ATLANTA -- Braves right-handed reliever Peter Moylan will undergo right shoulder surgery to clean some damage around his torn labrum and torn rotator cuff. Moylan made the decision after getting a second opinion from noted surgeon Dr. James Andrews on Monday.
Moylan is expected to need at least four to six months of rehab following the surgical procedure, which has not yet been scheduled. But Braves general manager Frank Wren said an exact timetable for the reliever's return will not be known until doctors view the extent of the damage during the surgical procedure.
Via his Twitter account, Moylan said he believes he will return in six months because the labrum and rotator cuff do not need to be repaired.
There is certainly a chance that Moylan would be forced to miss most of the 2012 season. But based on the damage shown via an MRI exam, the Braves think there is at least a chance the popular Australian reliever could return during the early portion of next season.
"I wouldn't count him out," Wren said.
This has been a rough season for Moylan, who made just seven appearances in April before learning he needed to undergo back surgery to repair a herniated disc. He returned earlier this month and made just six more appearances before he felt discomfort in his shoulder while playing catch last week.
Moylan made 80 appearances for the Braves in 2007, and then missed most of 2008 recovering from Tommy John surgery. When he returned the following season, he set a franchise record with 87 appearances. Last year, he made 85 appearances.
Jurrjens, Hanson still vying for playoff spots
ATLANTA -- Braves right-hander Jair Jurrjens will throw four or five innings in an instructional league game on Thursday, and the club is still not ruling out the possibility of the All-Star pitching in the National League Division Series.
Jurrjens, who has been out with right knee soreness, threw three pain-free innings on Saturday and impressed the Braves by showing his normal velocity. If he does indeed make it back for the first round -- provided the Braves get there -- he would be on schedule to pitch in Game 4 at Turner Field.
"We've got to get in first," general manager Frank Wren said. "We've got to be open to making those decisions at the last minute based on the information that we have."
The Braves were also hoping to have Tommy Hanson back in time to start on Wednesday if the club had already clinched a playoff spot. But that's unlikely now as the righty failed to throw his bullpen session on Saturday. Hanson -- who is on the disabled list with shoulder tendinitis -- had lingering soreness in his shoulder and also had the flu.
"It very well could be typical Spring Training soreness, where you're getting it geared back up and using muscles you haven't used before," Wren said. "We're just kind of letting it clear itself up before we progress him."
Manager Fredi Gonzalez didn't think that Hanson would be available for the first round, but didn't want to rule out a possible appearance after the NLDS.
"We're going to try and keep pushing through it," Gonzalez said. "Maybe a little later on, hopefully we'll go a couple different rounds and he may be available."

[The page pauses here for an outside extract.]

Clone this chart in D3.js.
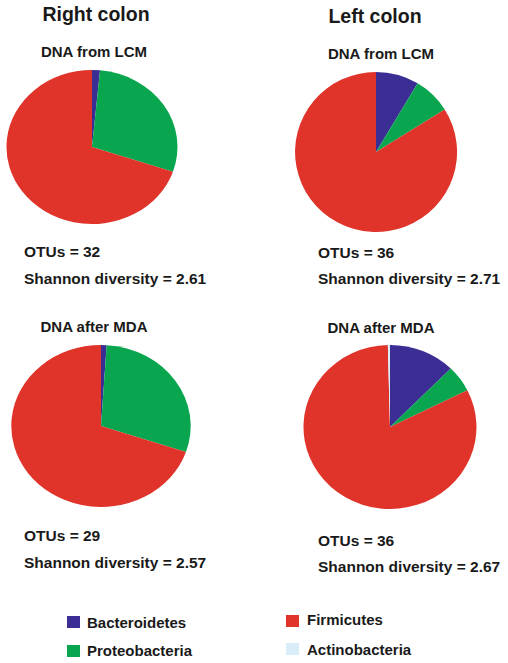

Gonzalez returns to lineup; Sherrill activated
ATLANTA -- Alex Gonzalez returned to the Braves' lineup on Monday for the first time in nearly a week, as the shortstop had spent the last several days dealing with a strain in his right calf.
"He's going to go out there and try and move around a little bit," manager Fredi Gonzalez said. "I told him if he feels uncomfortable whatsoever, we'll make a lineup switch. Hopefully he gets through [batting practice] and some ground balls and feels good about himself."
Gonzalez -- who strained the calf in last Tuesday's game with the Marlins -- had been the Braves' hottest hitter before his injury. He hit .467 (14-for-30) with three homers before the early departure in Miami.
George Sherrill could be joining Gonzalez on the field. The lefty -- who hasn't pitched since Aug. 26 due to elbow inflammation -- was activated on Monday before the series opener with the Phillies.
"If we wanted to, George could give us a hitter or two," Gonzalez said. "He looked OK."
Chipper, McCann persevere, start vs. Lee
ATLANTA -- Chipper Jones has battled through right knee discomfort and he has struggled against left-handed pitchers, and Brian McCann has simply struggled while trying to convince doubters that he is healthy.
But with the Braves having put themselves in what feels like must-win situations down the stretch, both Jones and McCann were ready to battle Phillies left-hander Cliff Lee on Monday night.
Jones' right knee has bothered him throughout the year, and he has realized just minimal improvement since having a torn meniscus repaired in the knee via an arthroscopic surgical procedure in July. Dating back to the beginning of August, the veteran switch-hitter has batted .349 against right-handed pitchers, and just .231 (9-for-39) against left-handed pitchers.
"I said the last time we were here, I don't want to hear, 'I'm hurting,' or 'I'm tired,'" Jones said. "It's all hands on deck from now until the end of the season. There's no excuses. Go out and do your job."
McCann was positioned in the sixth spot of the lineup for the second time this season. Before Sept. 13, the six-time All-Star catcher had not hit that low since 2008.
Since returning from missing three weeks with a strained left oblique muscle, McCann has endured one of the worst stretches of his career. His .174 batting average in that span ranks as the lowest mark of any qualified Major League player.